What to do: Pull every line of the entries that has the word "this".

(Entries with chart source code)
☆ ☆ ☆

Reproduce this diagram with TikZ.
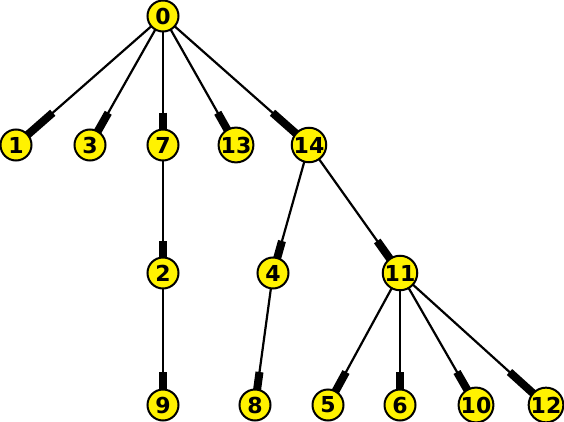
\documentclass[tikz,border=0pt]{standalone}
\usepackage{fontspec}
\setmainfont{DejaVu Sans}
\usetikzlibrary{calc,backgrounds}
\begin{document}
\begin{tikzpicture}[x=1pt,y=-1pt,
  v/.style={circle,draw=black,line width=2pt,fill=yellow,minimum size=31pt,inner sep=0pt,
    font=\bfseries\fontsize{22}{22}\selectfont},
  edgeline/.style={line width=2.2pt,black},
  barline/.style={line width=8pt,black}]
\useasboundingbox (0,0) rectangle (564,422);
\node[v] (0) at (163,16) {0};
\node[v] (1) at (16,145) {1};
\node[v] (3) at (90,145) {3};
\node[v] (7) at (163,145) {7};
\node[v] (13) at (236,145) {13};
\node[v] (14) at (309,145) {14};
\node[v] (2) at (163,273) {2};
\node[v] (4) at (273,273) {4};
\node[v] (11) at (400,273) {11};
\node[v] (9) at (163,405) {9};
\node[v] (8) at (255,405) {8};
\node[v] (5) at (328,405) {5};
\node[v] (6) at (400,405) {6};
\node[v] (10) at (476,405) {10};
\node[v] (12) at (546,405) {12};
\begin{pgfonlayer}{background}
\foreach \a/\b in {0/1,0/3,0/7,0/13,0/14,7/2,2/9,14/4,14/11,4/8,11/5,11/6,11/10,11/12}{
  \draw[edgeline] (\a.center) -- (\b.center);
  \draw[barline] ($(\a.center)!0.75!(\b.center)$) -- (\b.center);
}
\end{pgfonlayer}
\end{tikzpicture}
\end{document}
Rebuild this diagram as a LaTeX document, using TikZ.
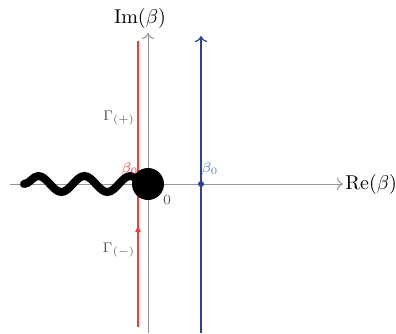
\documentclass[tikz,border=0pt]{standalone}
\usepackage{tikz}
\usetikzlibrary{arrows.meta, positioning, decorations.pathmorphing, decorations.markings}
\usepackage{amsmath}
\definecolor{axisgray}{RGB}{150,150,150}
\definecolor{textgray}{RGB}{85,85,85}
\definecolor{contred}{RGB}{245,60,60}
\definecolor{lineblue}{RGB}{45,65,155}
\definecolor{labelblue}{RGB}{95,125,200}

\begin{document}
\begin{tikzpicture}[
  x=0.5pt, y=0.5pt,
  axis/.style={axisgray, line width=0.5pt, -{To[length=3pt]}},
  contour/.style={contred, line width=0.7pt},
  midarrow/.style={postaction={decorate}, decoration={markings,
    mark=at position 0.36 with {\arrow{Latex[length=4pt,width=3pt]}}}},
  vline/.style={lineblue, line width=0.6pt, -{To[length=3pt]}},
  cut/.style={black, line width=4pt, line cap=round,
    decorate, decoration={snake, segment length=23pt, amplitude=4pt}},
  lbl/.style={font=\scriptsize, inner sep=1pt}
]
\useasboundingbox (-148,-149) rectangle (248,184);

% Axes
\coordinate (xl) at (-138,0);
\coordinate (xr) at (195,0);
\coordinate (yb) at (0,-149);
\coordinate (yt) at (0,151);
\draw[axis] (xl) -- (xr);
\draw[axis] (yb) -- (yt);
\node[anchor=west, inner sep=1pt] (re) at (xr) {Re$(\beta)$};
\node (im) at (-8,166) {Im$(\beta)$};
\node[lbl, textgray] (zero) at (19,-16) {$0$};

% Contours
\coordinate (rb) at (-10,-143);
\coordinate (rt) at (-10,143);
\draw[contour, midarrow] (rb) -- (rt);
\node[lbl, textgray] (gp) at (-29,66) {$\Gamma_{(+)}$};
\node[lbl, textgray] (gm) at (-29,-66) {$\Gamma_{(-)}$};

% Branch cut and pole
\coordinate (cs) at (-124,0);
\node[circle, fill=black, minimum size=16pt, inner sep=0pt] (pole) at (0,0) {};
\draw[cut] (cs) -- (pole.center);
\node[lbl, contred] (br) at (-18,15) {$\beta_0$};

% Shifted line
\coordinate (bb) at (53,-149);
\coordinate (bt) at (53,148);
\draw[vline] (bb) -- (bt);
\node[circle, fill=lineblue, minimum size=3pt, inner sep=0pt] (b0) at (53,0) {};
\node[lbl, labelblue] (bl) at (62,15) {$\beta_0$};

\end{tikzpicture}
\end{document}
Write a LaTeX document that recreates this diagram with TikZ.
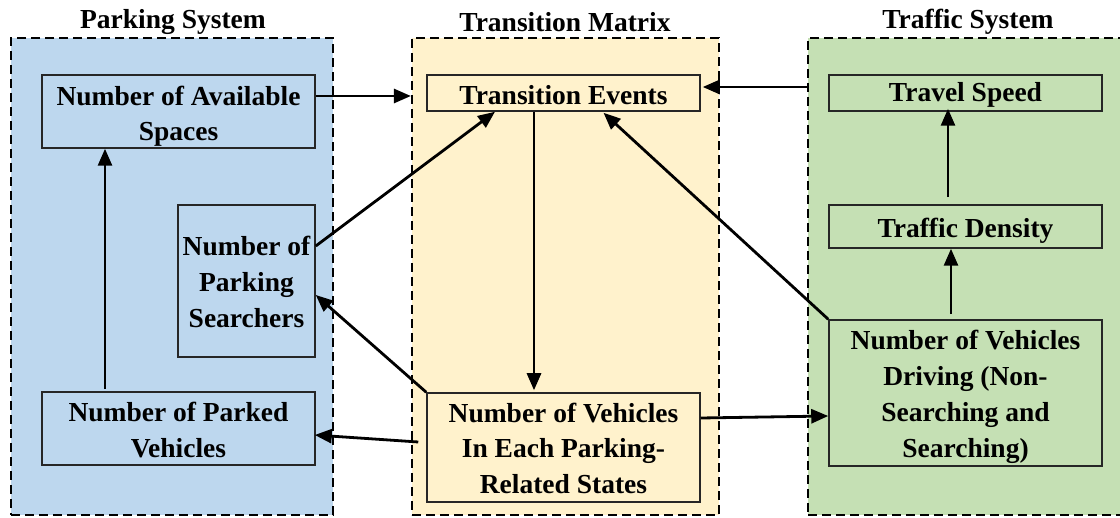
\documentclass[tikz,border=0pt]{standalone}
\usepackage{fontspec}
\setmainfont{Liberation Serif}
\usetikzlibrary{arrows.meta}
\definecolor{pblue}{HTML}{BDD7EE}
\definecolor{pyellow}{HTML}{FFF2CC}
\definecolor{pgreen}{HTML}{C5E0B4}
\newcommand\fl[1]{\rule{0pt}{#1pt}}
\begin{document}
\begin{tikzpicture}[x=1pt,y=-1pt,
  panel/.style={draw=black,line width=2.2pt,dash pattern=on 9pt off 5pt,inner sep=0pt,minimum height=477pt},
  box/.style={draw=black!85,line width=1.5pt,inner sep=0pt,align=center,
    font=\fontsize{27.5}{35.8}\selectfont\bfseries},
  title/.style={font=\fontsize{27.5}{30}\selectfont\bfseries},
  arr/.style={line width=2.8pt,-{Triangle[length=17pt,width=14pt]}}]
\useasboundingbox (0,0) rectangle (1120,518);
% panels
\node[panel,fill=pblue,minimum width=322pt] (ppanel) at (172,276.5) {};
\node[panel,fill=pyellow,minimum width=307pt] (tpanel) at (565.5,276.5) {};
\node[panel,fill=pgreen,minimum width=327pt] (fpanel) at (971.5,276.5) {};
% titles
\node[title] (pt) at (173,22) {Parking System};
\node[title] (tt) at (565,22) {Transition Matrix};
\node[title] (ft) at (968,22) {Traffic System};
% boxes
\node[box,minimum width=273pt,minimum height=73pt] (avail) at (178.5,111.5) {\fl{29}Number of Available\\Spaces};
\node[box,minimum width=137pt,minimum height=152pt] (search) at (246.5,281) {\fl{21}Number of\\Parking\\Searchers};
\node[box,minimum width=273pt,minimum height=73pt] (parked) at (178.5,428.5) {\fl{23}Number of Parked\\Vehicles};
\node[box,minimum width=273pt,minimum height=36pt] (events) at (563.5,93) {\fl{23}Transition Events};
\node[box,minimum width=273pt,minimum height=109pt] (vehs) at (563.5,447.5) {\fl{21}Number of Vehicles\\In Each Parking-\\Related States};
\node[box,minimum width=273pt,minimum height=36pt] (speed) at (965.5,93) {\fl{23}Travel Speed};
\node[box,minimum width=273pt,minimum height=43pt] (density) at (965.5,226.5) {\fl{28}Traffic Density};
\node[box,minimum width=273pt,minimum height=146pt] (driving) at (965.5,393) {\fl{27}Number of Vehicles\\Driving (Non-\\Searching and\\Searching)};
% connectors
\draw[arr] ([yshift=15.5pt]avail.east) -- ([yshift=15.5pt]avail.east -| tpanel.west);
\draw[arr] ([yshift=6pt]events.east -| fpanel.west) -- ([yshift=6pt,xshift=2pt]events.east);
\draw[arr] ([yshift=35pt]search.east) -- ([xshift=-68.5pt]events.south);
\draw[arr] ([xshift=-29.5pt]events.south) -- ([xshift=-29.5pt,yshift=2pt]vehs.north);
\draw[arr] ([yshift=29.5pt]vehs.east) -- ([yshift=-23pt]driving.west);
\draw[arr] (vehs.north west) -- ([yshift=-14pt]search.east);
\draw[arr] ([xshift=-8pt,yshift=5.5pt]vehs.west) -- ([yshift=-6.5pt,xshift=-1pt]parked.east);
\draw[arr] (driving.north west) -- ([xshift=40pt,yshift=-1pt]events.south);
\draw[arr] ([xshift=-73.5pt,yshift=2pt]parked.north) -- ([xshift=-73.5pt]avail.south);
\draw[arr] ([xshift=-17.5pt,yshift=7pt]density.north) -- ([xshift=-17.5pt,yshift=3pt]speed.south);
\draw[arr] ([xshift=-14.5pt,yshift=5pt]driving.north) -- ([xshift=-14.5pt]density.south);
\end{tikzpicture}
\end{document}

☆ ☆ ☆

The answer:
Reproduce this diagram with TikZ.
Rebuild this diagram as a LaTeX document, using TikZ.
Write a LaTeX document that recreates this diagram with TikZ.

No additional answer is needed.